David was shaking the bottles of barium.
“Thanks, David. We won’t be needing those.”
David nodded. Having seen the images before, he already knew why.
I helped Dana to a sitting position, and she stared at both of us, clearly wondering what was going on.
“Dana,” Dr. Hayes began, “you say your problem began early Wednesday morning?”
“Yes,” she said, her voice strained with increasing discomfort.
Dr. Hayes abruptly stopped, and then smiled at Dana, putting his hand on hers. “We’re not going to do the upper GI today. Dr. Vance is going to schedule you a CT instead. We’re going to have you get dressed and go back to the waiting room. They should be calling you before long. Do you have someone with you today?”
“Joey, my boyfriend.”
“Good,” the doctor said, patting her hand.

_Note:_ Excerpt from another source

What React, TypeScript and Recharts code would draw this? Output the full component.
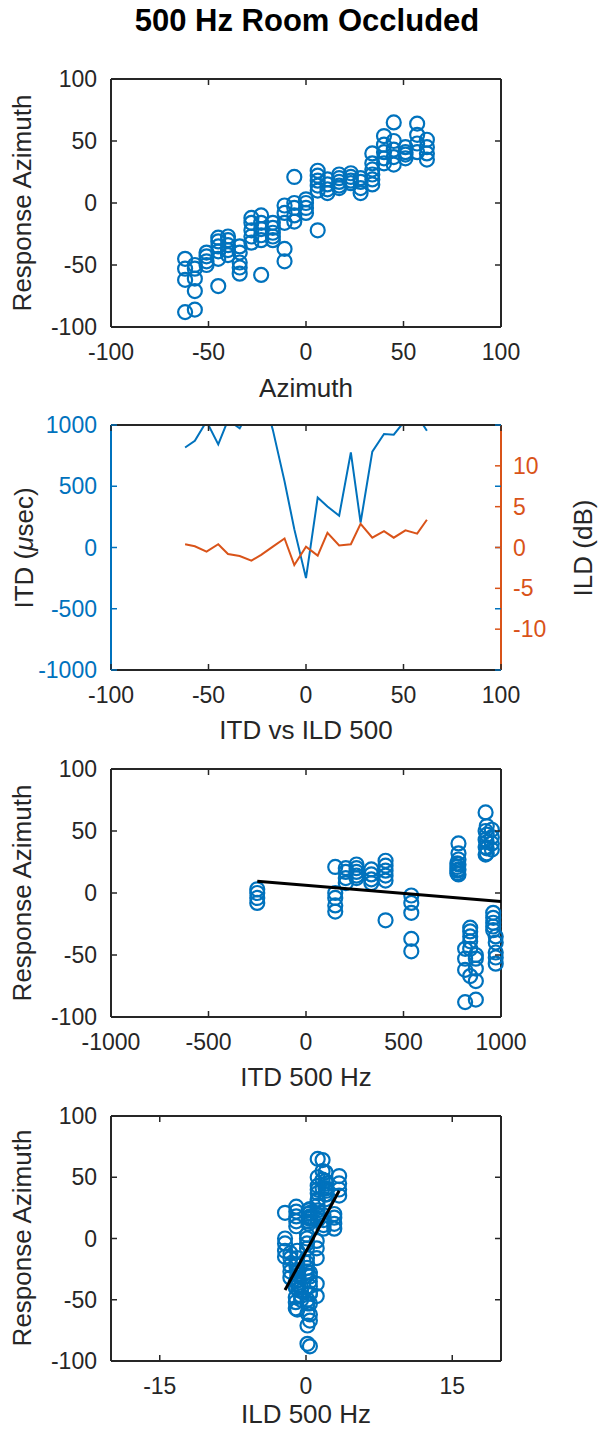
import { ScatterChart, Scatter, LineChart, Line, XAxis, YAxis, ReferenceLine } from "recharts";

// Azimuth grid of the 500 Hz occluded-room condition (deg)
const AZIMUTHS = [-62, -57, -51, -45, -40, -34, -28, -23, -17, -11, -6, 0, 6, 11, 17, 23, 28, 34, 40, 45, 51, 57, 62];
// Interaural time difference per azimuth (usec)
const ITD_500 = [816, 871, 1030, 842, 1040, 973, 1150, 1300, 960, 540, 150, -250, 408, 335, 259, 776, 204, 782, 927, 921, 1040, 1075, 953];
// Interaural level difference per azimuth (dB)
const ILD_500 = [0.4, 0.15, -0.5, 0.4, -0.8, -1.05, -1.6, -0.9, 0.1, 1.1, -2.15, 0.1, -1.0, 1.8, 0.25, 0.4, 2.9, 1.2, 2.0, 1.2, 2.1, 1.7, 3.4];
// Listener responses for each azimuth (deg)
const RESPONSES = [
  [-45, -53, -62, -88],
  [-50, -53, -61, -71, -86],
  [-40, -43, -47, -50],
  [-28, -31, -35, -39, -45, -67],
  [-27, -30, -34, -38, -42],
  [-35, -40, -48, -52, -57],
  [-12, -16, -22, -27, -32],
  [-10, -16, -21, -26, -30, -58],
  [-16, -20, -24, -27, -30],
  [-2, -8, -16, -37, -47],
  [21, 0, -4, -10, -15],
  [3, 0, -4, -8],
  [26, 22, 18, 14, 10, -22],
  [19, 15, 11, 8],
  [23, 20, 17, 14, 12],
  [24, 21, 18, 16],
  [20, 17, 12, 8],
  [40, 32, 27, 23, 19, 15],
  [54, 47, 41, 36, 32],
  [65, 50, 43, 37, 31],
  [45, 41, 39, 36],
  [64, 55, 48, 41],
  [51, 45, 40, 35],
];

const AZ_TICKS = [-100, -50, 0, 50, 100];
const RESP_TICKS = [-100, -50, 0, 50, 100];
const ITD_TICKS = [-1000, -500, 0, 500, 1000];
const ILD_TICKS = [-10, -5, 0, 5, 10];
const ILD_X_TICKS = [-15, 0, 15];

// least-squares fit lines, end points
const ITD_FIT = [{ x: -250, y: 9.5 }, { x: 1000, y: -6.8 }];
const ILD_FIT = [{ x: -2.15, y: -42 }, { x: 3.4, y: 39 }];

const BLUE = "#0072BD";
const ORANGE = "#D95319";
const AXIS = "#262626";
const FONT = "'Liberation Sans', Arial, Helvetica, sans-serif";
const TICK_FONT = 23;
const LABEL_FONT = 26;

const W = 599;
const PLOT_LEFT = 111;
const PLOT_W = 390;
const RIGHT_SPACE = W - PLOT_LEFT - PLOT_W;
const TOP_PAD = 24;
const X_AXIS_H = 60;

const azPoints = AZIMUTHS.flatMap((az, i) => RESPONSES[i].map((r) => ({ x: az, y: r })));
// points beyond the ITD axis limit are not drawn
const itdPoints = AZIMUTHS.flatMap((_, i) =>
  ITD_500[i] <= 1000 ? RESPONSES[i].map((r) => ({ x: ITD_500[i], y: r })) : []
);
const ildPoints = AZIMUTHS.flatMap((_, i) => RESPONSES[i].map((r) => ({ x: ILD_500[i], y: r })));
const cueRows = AZIMUTHS.map((az, i) => ({ az, itd: ITD_500[i], ild: ILD_500[i] }));

// inward tick marks on both bottom and top edges, label below
const xTick = (plotH: number) => (props: any) => {
  const { x, y, payload } = props;
  return (
    <g>
      <line x1={x} x2={x} y1={y} y2={y - 6} stroke={AXIS} strokeWidth={1.5} />
      <line x1={x} x2={x} y1={y - plotH} y2={y - plotH + 6} stroke={AXIS} strokeWidth={1.5} />
      <text x={x} y={y + 25} textAnchor="middle" dominantBaseline="central" fill={AXIS} fontSize={TICK_FONT} fontFamily={FONT}>
        {payload.value}
      </text>
    </g>
  );
};

const leftTick = (color: string) => (props: any) => {
  const { x, y, payload } = props;
  return (
    <g>
      <line x1={x} x2={x + 6} y1={y} y2={y} stroke={color} strokeWidth={1.5} />
      <line x1={x + PLOT_W - 6} x2={x + PLOT_W} y1={y} y2={y} stroke={color} strokeWidth={1.5} />
      <text x={x - 14} y={y} textAnchor="end" dominantBaseline="central" fill={color} fontSize={TICK_FONT} fontFamily={FONT}>
        {payload.value}
      </text>
    </g>
  );
};

const rightTick = (color: string) => (props: any) => {
  const { x, y, payload } = props;
  return (
    <g>
      <line x1={x} x2={x - 6} y1={y} y2={y} stroke={color} strokeWidth={1.5} />
      <text x={x + 12} y={y} textAnchor="start" dominantBaseline="central" fill={color} fontSize={TICK_FONT} fontFamily={FONT}>
        {payload.value}
      </text>
    </g>
  );
};

const ring = (props: any) => (
  <circle cx={props.cx} cy={props.cy} r={7} fill="none" stroke={BLUE} strokeWidth={2.2} />
);
const noDot = () => <g />;

const boxLines = (xd: number[], yd: number[]) => [
  <ReferenceLine key="l" x={xd[0]} stroke={AXIS} strokeWidth={2} />,
  <ReferenceLine key="r" x={xd[1]} stroke={AXIS} strokeWidth={2} />,
  <ReferenceLine key="t" y={yd[1]} stroke={AXIS} strokeWidth={2} />,
  <ReferenceLine key="b" y={yd[0]} stroke={AXIS} strokeWidth={2} />,
];

const Text = ({ x, y, children, rotate = false, size = LABEL_FONT, color = AXIS, bold = false }: any) => (
  <div
    style={{
      position: "absolute",
      left: x,
      top: y,
      transform: `translate(-50%, -50%)${rotate ? " rotate(-90deg)" : ""}`,
      whiteSpace: "nowrap",
      fontFamily: FONT,
      fontSize: size,
      fontWeight: bold ? 700 : 400,
      color,
      lineHeight: 1,
    }}
  >
    {children}
  </div>
);

type ScatterPanelProps = {
  top: number;
  plotH: number;
  xDomain: number[];
  xTicks: number[];
  points: { x: number; y: number }[];
  fit?: { x: number; y: number }[];
};

const ScatterPanel = ({ top, plotH, xDomain, xTicks, points, fit }: ScatterPanelProps) => (
  <div style={{ position: "absolute", left: 0, top: top - TOP_PAD }}>
    <ScatterChart width={W} height={plotH + TOP_PAD + X_AXIS_H} margin={{ top: TOP_PAD, right: RIGHT_SPACE, bottom: 0, left: 0 }}>
      <XAxis
        type="number"
        dataKey="x"
        domain={xDomain}
        ticks={xTicks}
        interval={0}
        height={X_AXIS_H}
        tickSize={0}
        tickMargin={0}
        axisLine={false}
        tickLine={false}
        tick={xTick(plotH)}
      />
      <YAxis
        type="number"
        dataKey="y"
        domain={[-100, 100]}
        ticks={RESP_TICKS}
        interval={0}
        width={PLOT_LEFT}
        tickSize={0}
        tickMargin={0}
        axisLine={false}
        tickLine={false}
        tick={leftTick(AXIS)}
      />
      <Scatter data={points} shape={ring} isAnimationActive={false} />
      {fit && <Scatter data={fit} shape={noDot} line={{ stroke: "#000", strokeWidth: 3 }} isAnimationActive={false} />}
      {boxLines(xDomain, [-100, 100])}
    </ScatterChart>
  </div>
);

const CuePanel = ({ top, plotH }: { top: number; plotH: number }) => (
  <div style={{ position: "absolute", left: 0, top: top - TOP_PAD }}>
    <LineChart width={W} height={plotH + TOP_PAD + X_AXIS_H} data={cueRows} margin={{ top: TOP_PAD, right: 0, bottom: 0, left: 0 }}>
      <XAxis
        type="number"
        dataKey="az"
        domain={[-100, 100]}
        ticks={AZ_TICKS}
        interval={0}
        height={X_AXIS_H}
        tickSize={0}
        tickMargin={0}
        axisLine={false}
        tickLine={false}
        tick={xTick(plotH)}
      />
      <YAxis
        yAxisId="itd"
        type="number"
        domain={[-1000, 1000]}
        ticks={ITD_TICKS}
        interval={0}
        allowDataOverflow
        width={PLOT_LEFT}
        tickSize={0}
        tickMargin={0}
        axisLine={false}
        tickLine={false}
        tick={leftTick(BLUE)}
      />
      <YAxis
        yAxisId="ild"
        orientation="right"
        type="number"
        domain={[-15, 15]}
        ticks={ILD_TICKS}
        interval={0}
        allowDataOverflow
        width={RIGHT_SPACE}
        tickSize={0}
        tickMargin={0}
        axisLine={false}
        tickLine={false}
        tick={rightTick(ORANGE)}
      />
      <Line yAxisId="itd" type="linear" dataKey="itd" stroke={BLUE} strokeWidth={2} dot={false} isAnimationActive={false} />
      <Line yAxisId="ild" type="linear" dataKey="ild" stroke={ORANGE} strokeWidth={2} dot={false} isAnimationActive={false} />
      <ReferenceLine yAxisId="itd" y={1000} stroke={AXIS} strokeWidth={2} />
      <ReferenceLine yAxisId="itd" y={-1000} stroke={AXIS} strokeWidth={2} />
      <ReferenceLine yAxisId="itd" x={-100} stroke={BLUE} strokeWidth={2} />
      <ReferenceLine yAxisId="ild" x={100} stroke={ORANGE} strokeWidth={2} />
    </LineChart>
  </div>
);

export default function App() {
  return (
    <div style={{ position: "absolute", left: 0, top: 0, width: W, height: 1431, background: "#fff", overflow: "hidden" }}>
      <Text x={307} y={20} size={31} bold color="#000">
        500 Hz Room Occluded
      </Text>

      <ScatterPanel top={79} plotH={248} xDomain={[-100, 100]} xTicks={AZ_TICKS} points={azPoints} />
      <Text x={22} y={203} rotate>Response Azimuth</Text>
      <Text x={306} y={388}>Azimuth</Text>

      <CuePanel top={425} plotH={245} />
      <Text x={24} y={548} rotate>
        ITD (<i>μ</i>sec)
      </Text>
      <Text x={583} y={548} rotate>ILD (dB)</Text>
      <Text x={306} y={730}>ITD vs ILD 500</Text>

      <ScatterPanel top={769} plotH={248} xDomain={[-1000, 1000]} xTicks={ITD_TICKS} points={itdPoints} fit={ITD_FIT} />
      <Text x={22} y={893} rotate>Response Azimuth</Text>
      <Text x={306} y={1077}>ITD 500 Hz</Text>

      <ScatterPanel top={1116} plotH={245} xDomain={[-20, 20]} xTicks={ILD_X_TICKS} points={ildPoints} fit={ILD_FIT} />
      <Text x={22} y={1238} rotate>Response Azimuth</Text>
      <Text x={306} y={1414}>ILD 500 Hz</Text>
    </div>
  );
}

“Am I going to be okay?” she said, struggling to sit on her bony backside.
Dr. Hayes smiled in the way I imagined him smiling while speaking to his daughters. “We’re going to take good care of you. Don’t worry.”
I helped Dana step to the floor. “Leave your gown on,” I said, quickly grabbing another one and holding it behind her. “Slip this on behind you like a robe.” She slipped her tiny arms through the holes, and then I helped her to the chair beside the cabinet. “Go ahead and put on your shoes. I’ll be right back. Just try to relax.”
“Yep,” Dana said, trying to get comfortable.
I grabbed her requisition off the counter and followed the doctor to the workroom.
As soon as we were out of earshot, Dr. Hayes turned to me. “Try to talk to her some more. See if you can get something else out of her.”
“I can try. All she mentioned out of the ordinary was the bite.”
“You’re sure it wasn’t an animal?”
I shrugged. “She said it was some drunk guy. It looks infected.”
Dr. Hayes looked at Dana’s abnormal gas patterns on the monitor once more. “That’s too bad. She seems like a sweet kid.”
I nodded, somber. David and I traded glances, and then I took a breath, mentally preparing myself to carry such a heavy secret back into that room. Keeping her own death from her felt like a betrayal, even though we’d only just met.
My sneakers made a ripping noise as they pulled away from the floor. “Ready?” I asked with a bright smile.